100 Kilometer pro Tag

„Im Schnitt war ich ungefähr 100 Kilometer pro Tag unterwegs“, berichtet er. Aufgestanden wurde um 7.30 Uhr, spätestens um 16 Uhr sei er bei seinem jeweils nächsten Quartier angekommen. Nur einmal machte er mehrere Tage Pause. In Hannover, wo er seinen Sohn besuchte, der dort seit einigen Jahren lebt.

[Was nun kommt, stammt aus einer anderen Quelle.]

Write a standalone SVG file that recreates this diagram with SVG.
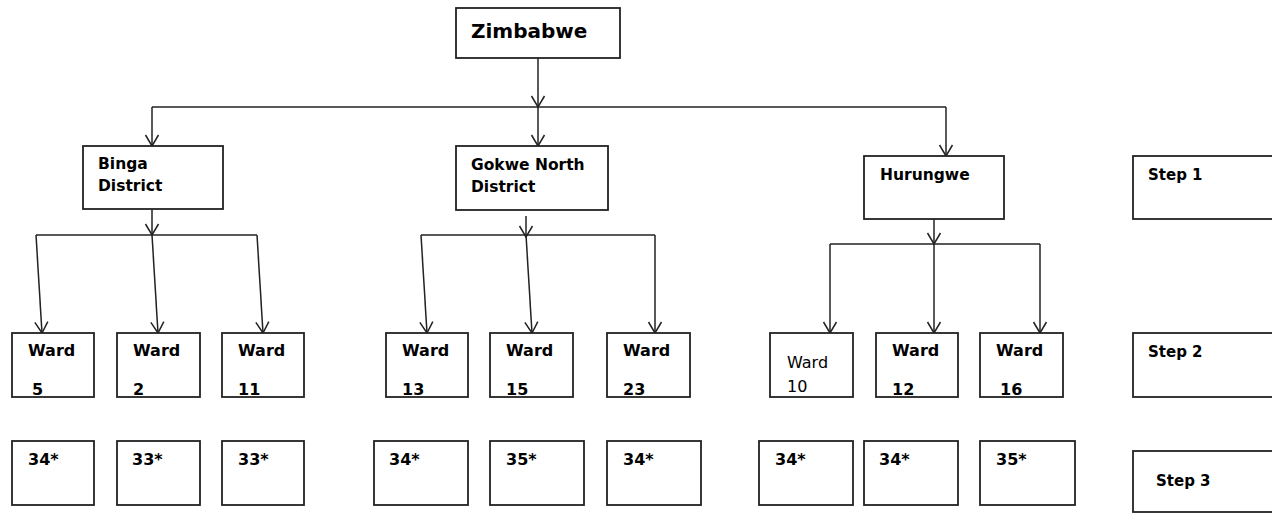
<svg xmlns="http://www.w3.org/2000/svg" width="1272" height="513" viewBox="0 0 1272 513">
<defs>
<style>
.box{fill:#fff;stroke:#222;stroke-width:1.8}
.ln{fill:none;stroke:#222;stroke-width:1.5}
.t{font-family:"DejaVu Sans","Liberation Sans",sans-serif;font-weight:bold;fill:#000}
.big{font-size:20px}
.md{font-size:15.5px}
.sm{font-size:16px}
.st{font-size:15px}
.reg{font-weight:normal}
</style>
<marker id="v" markerUnits="userSpaceOnUse" viewBox="-13 -9 15 18" markerWidth="15" markerHeight="18" refX="0" refY="0" orient="auto">
<path d="M-11,-6.5 L0,0 L-11,6.5" fill="none" stroke="#222" stroke-width="1.5"/>
</marker>
</defs>
<rect width="1272" height="513" fill="#fff"/>

<g id="connectors">
<line class="ln" x1="538" y1="58" x2="538" y2="107" marker-end="url(#v)"/>
<line class="ln" x1="152" y1="107" x2="946" y2="107"/>
<line class="ln" x1="538" y1="107" x2="538" y2="146" marker-end="url(#v)"/>
<line class="ln" x1="152" y1="107" x2="152" y2="146" marker-end="url(#v)"/>
<line class="ln" x1="946" y1="107" x2="946" y2="156" marker-end="url(#v)"/>

<line class="ln" x1="152" y1="209" x2="152" y2="235" marker-end="url(#v)"/>
<line class="ln" x1="36" y1="235" x2="257" y2="235"/>
<line class="ln" x1="36" y1="235" x2="42" y2="333" marker-end="url(#v)"/>
<line class="ln" x1="152" y1="235" x2="158" y2="333" marker-end="url(#v)"/>
<line class="ln" x1="257" y1="235" x2="263" y2="333" marker-end="url(#v)"/>

<line class="ln" x1="526" y1="216" x2="526" y2="237" marker-end="url(#v)"/>
<line class="ln" x1="421" y1="235" x2="655" y2="235"/>
<line class="ln" x1="421" y1="235" x2="427" y2="333" marker-end="url(#v)"/>
<line class="ln" x1="526" y1="235" x2="532" y2="333" marker-end="url(#v)"/>
<line class="ln" x1="655" y1="235" x2="655" y2="333" marker-end="url(#v)"/>

<line class="ln" x1="934" y1="219" x2="934" y2="244" marker-end="url(#v)"/>
<line class="ln" x1="830" y1="244" x2="1040" y2="244"/>
<line class="ln" x1="830" y1="244" x2="830" y2="333" marker-end="url(#v)"/>
<line class="ln" x1="934" y1="244" x2="934" y2="333" marker-end="url(#v)"/>
<line class="ln" x1="1040" y1="244" x2="1040" y2="333" marker-end="url(#v)"/>
</g>

<g id="zimbabwe"><rect class="box" x="456" y="8" width="164" height="50"/><text class="t big" x="471" y="38">Zimbabwe</text></g>

<g id="binga"><rect class="box" x="83" y="146" width="140" height="63"/><text class="t md" x="98" y="169">Binga</text><text class="t md" x="98" y="191">District</text></g>
<g id="gokwe"><rect class="box" x="456" y="146" width="152" height="64"/><text class="t md" x="471" y="170">Gokwe North</text><text class="t md" x="471" y="192">District</text></g>
<g id="hurungwe"><rect class="box" x="864" y="156" width="140" height="63"/><text class="t md" x="880" y="180">Hurungwe</text></g>
<g id="step1"><rect class="box" x="1133" y="156" width="150" height="63"/><text class="t st" x="1148" y="180">Step 1</text></g>

<g id="ward5"><rect class="box" x="12" y="333" width="82" height="64"/><text class="t sm" x="28" y="356">Ward</text><text class="t sm" x="32" y="395">5</text></g>
<g id="ward2"><rect class="box" x="117" y="333" width="83" height="64"/><text class="t sm" x="133" y="356">Ward</text><text class="t sm" x="133" y="395">2</text></g>
<g id="ward11"><rect class="box" x="222" y="333" width="82" height="64"/><text class="t sm" x="238" y="356">Ward</text><text class="t sm" x="238" y="395">11</text></g>
<g id="ward13"><rect class="box" x="386" y="333" width="82" height="64"/><text class="t sm" x="402" y="356">Ward</text><text class="t sm" x="402" y="395">13</text></g>
<g id="ward15"><rect class="box" x="490" y="333" width="83" height="64"/><text class="t sm" x="506" y="356">Ward</text><text class="t sm" x="506" y="395">15</text></g>
<g id="ward23"><rect class="box" x="607" y="333" width="83" height="64"/><text class="t sm" x="623" y="356">Ward</text><text class="t sm" x="623" y="395">23</text></g>
<g id="ward10"><rect class="box" x="770" y="333" width="83" height="64"/><text class="t sm reg" x="787" y="368">Ward</text><text class="t sm reg" x="787" y="392">10</text></g>
<g id="ward12"><rect class="box" x="876" y="333" width="82" height="64"/><text class="t sm" x="892" y="356">Ward</text><text class="t sm" x="892" y="395">12</text></g>
<g id="ward16"><rect class="box" x="980" y="333" width="83" height="64"/><text class="t sm" x="996" y="356">Ward</text><text class="t sm" x="1000" y="395">16</text></g>
<g id="step2"><rect class="box" x="1133" y="333" width="150" height="64"/><text class="t st" x="1148" y="357">Step 2</text></g>

<g id="n34a"><rect class="box" x="12" y="441" width="82" height="64"/><text class="t sm" x="28" y="465">34*</text></g>
<g id="n33a"><rect class="box" x="117" y="441" width="83" height="64"/><text class="t sm" x="132" y="465">33*</text></g>
<g id="n33b"><rect class="box" x="222" y="441" width="82" height="64"/><text class="t sm" x="238" y="465">33*</text></g>
<g id="n34b"><rect class="box" x="374" y="441" width="94" height="64"/><text class="t sm" x="389" y="465">34*</text></g>
<g id="n35a"><rect class="box" x="490" y="441" width="94" height="64"/><text class="t sm" x="506" y="465">35*</text></g>
<g id="n34c"><rect class="box" x="607" y="441" width="94" height="64"/><text class="t sm" x="623" y="465">34*</text></g>
<g id="n34d"><rect class="box" x="759" y="441" width="94" height="64"/><text class="t sm" x="775" y="465">34*</text></g>
<g id="n34e"><rect class="box" x="864" y="441" width="94" height="64"/><text class="t sm" x="879" y="465">34*</text></g>
<g id="n35b"><rect class="box" x="980" y="441" width="95" height="64"/><text class="t sm" x="996" y="465">35*</text></g>
<g id="step3"><rect class="box" x="1133" y="451" width="150" height="61"/><text class="t st" x="1156" y="486">Step 3</text></g>
</svg>
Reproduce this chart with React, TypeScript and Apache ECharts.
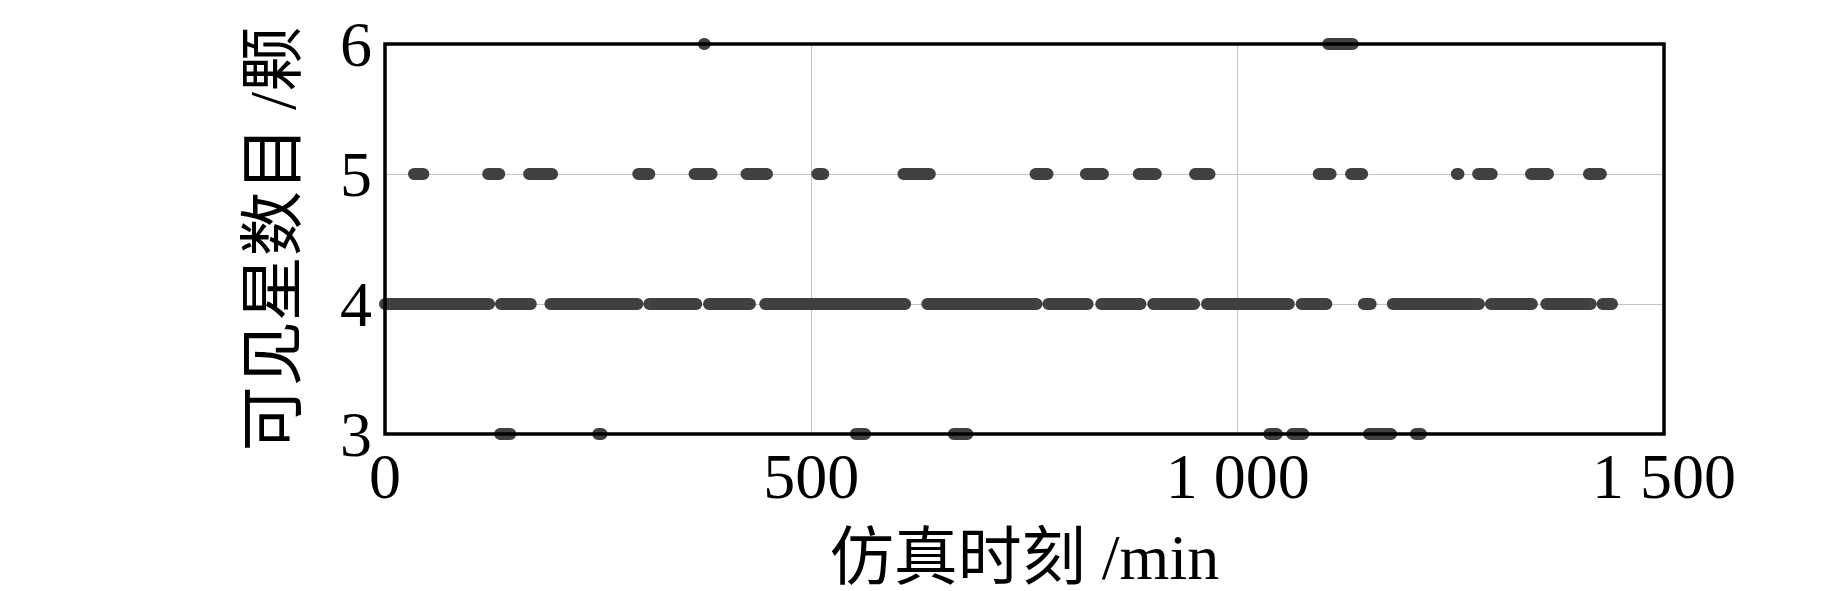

Gefährliche Situationen habe er unterwegs glücklicherweise nicht erlebt, sagt der Mödlinger. Im deutschen Landkreis Rhön-Grabfeld kreuzte auf einer längeren Strecke durch ein Waldgebiet ein Wolf seinen Weg: „Aber er war in ungefähr 500 Metern Entfernung und zeigte überhaupt kein Interesse an mir.“

Körperliche Fitness sei für Touren dieser Länge Voraussetzung, stehe für ihn aber nicht im Vordergrund, sagt Schimanowa. „Mir geht es darum, den Kopf freizubekommen. Das Radfahren ist für mich Entspannung, ich gewinne eine extreme innere Ruhe.“

Und wohl um sich noch ein bisschen Entspannung zu gönnen, brach er Anfang August in die Dolomiten auf, bezwang den Passo Pordai auf 2.239 Höhenmetern, den Passo Fedaia (2.057) und das Stilfser Joch – mit 2.757 Metern der höchste Pass Italiens. „Zum Drüberstreuen“ folgte der höchste Pass der Schweiz, der Umbraipass (2.501 Meter). „Anstrengend aber wunderschön und absolut einmalig“, zieht der Mödlinger Bilanz.